Bu cezaevinde ödenen bedelin sebeplerinden birisi de bugün bu ülkede varlığı hala kabul edilmeyen meclisinde X dil diye tutanaklara geçen Kürtçenin özgürleşmesi, varlığının kabul edilmesi, eğitim ve ülkenin 2. resmi dili olması mücadelesiydi. Bugün hala bu talepler geçerliliğini koruyor.

Türkiye’de nüfus artış hızı 2021 yılında 1.2, cezaevlerine girenlerin sayısındaki artış 11.6 yani cezaevlerine giren nüfusun artış oranı nüfus artış oranının 10 katıdır. Cezaevlerinde bulunan tutuklu ve hükümlülerin sayısı 2021’de yüzde 11.6 artışla 297 bin 860 kişidir. Türkiye’de cezaevinde bulunan kişi sayısı, Türkiye’nin nüfus sıralamasında en son sırada bulunan 20 ilin nüfusundan daha kalabalıktır.

Eğer geçmişten ders alınacaksa ve geleceğe umutla bakılacaksa amaç Diyarbakır Cezaevi’ni Kürtlerin hafızasından silmek, bu kötülüklerin üstünü kapatmak, cezaevlerini temize çıkarmak değil, amaç siyasi mahkumları özgürleştirmek, cezaevi sayılarını artırmak değil azaltmak, Diyarbakır Cezaevi utanç abidesini kültür merkezi değil “Toplumsal Hafıza Merkezi” yapmak olmalıdır. Her ile bir cezaevi değil bir kültür merkezi yapılmalıdır. O günün kahraman mağdurları o ağır bedeli ödeyenler tarihle yüzleşmek istiyorlar, işkencecileri ve katilleriyle yüzleşmek istiyorlar, bu insanlık suçunu işleyenlerin yargı karşısında hesap vermelerini istiyorlar. Hayatta olmasalar bile Mustafa Muğlalı gibi gıyabında yargılanmalılar.

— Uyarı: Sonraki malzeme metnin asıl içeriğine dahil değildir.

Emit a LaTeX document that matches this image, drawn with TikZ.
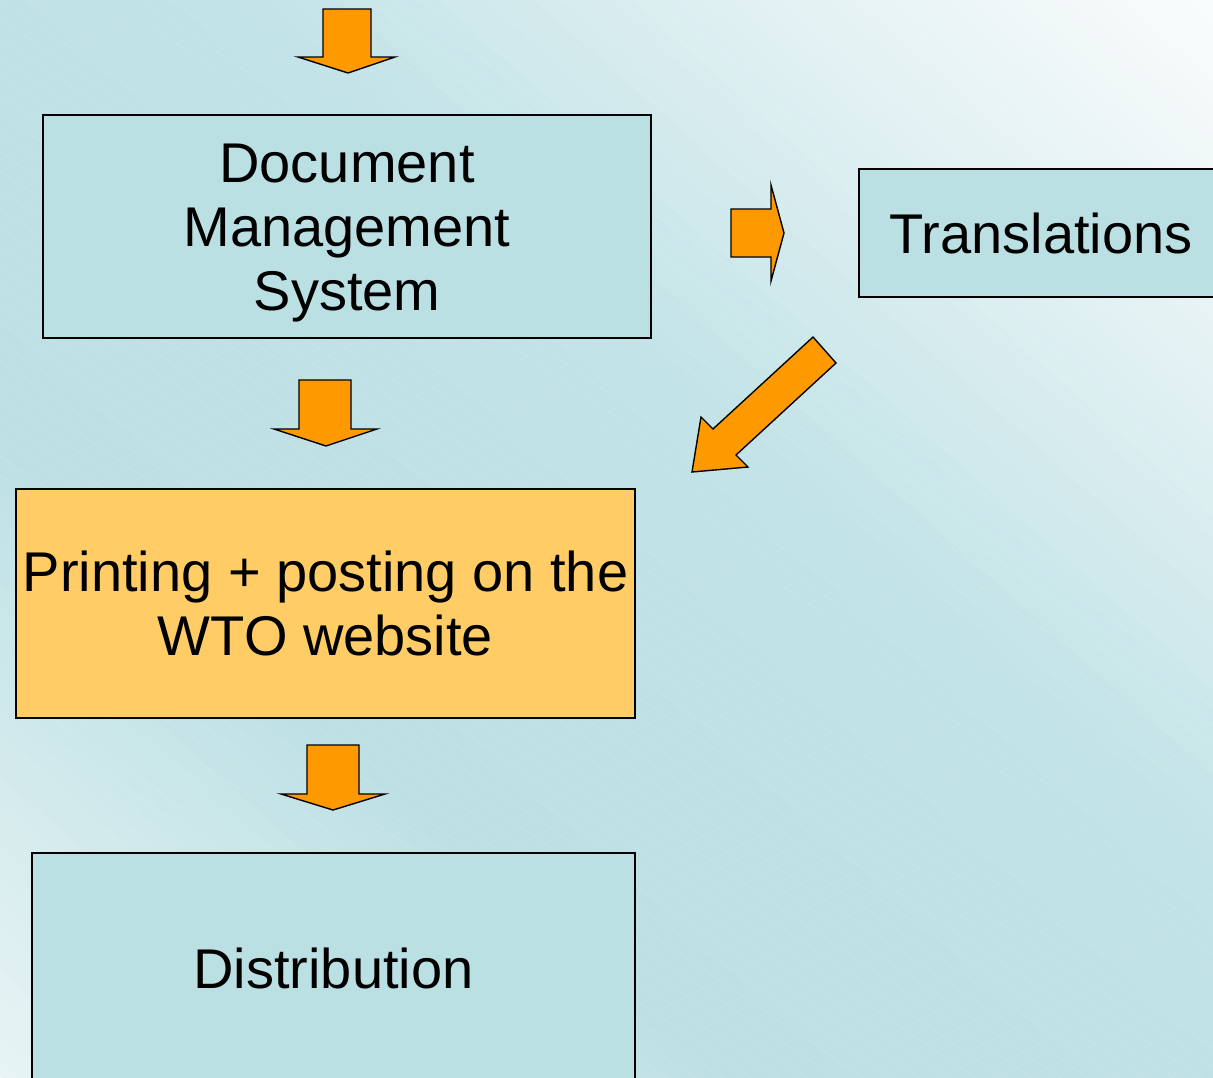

Sonuç olarak Diyarbakır Cezaevinde bir insanlık dramı yaşanmıştır. Bu cezaevinde yaşananların tümüyle anlatılması mümkün değildir. Hiçbir makale, kitap, film, belgesel…. Bu cezaevinde yaşananları anlatmaya yetmez. Hep biryanı eksik kalır. Bugünkü cezaevlerini birer Diyarbakır 5’nolu Cezaevine dönüştürmemek dileğiyle!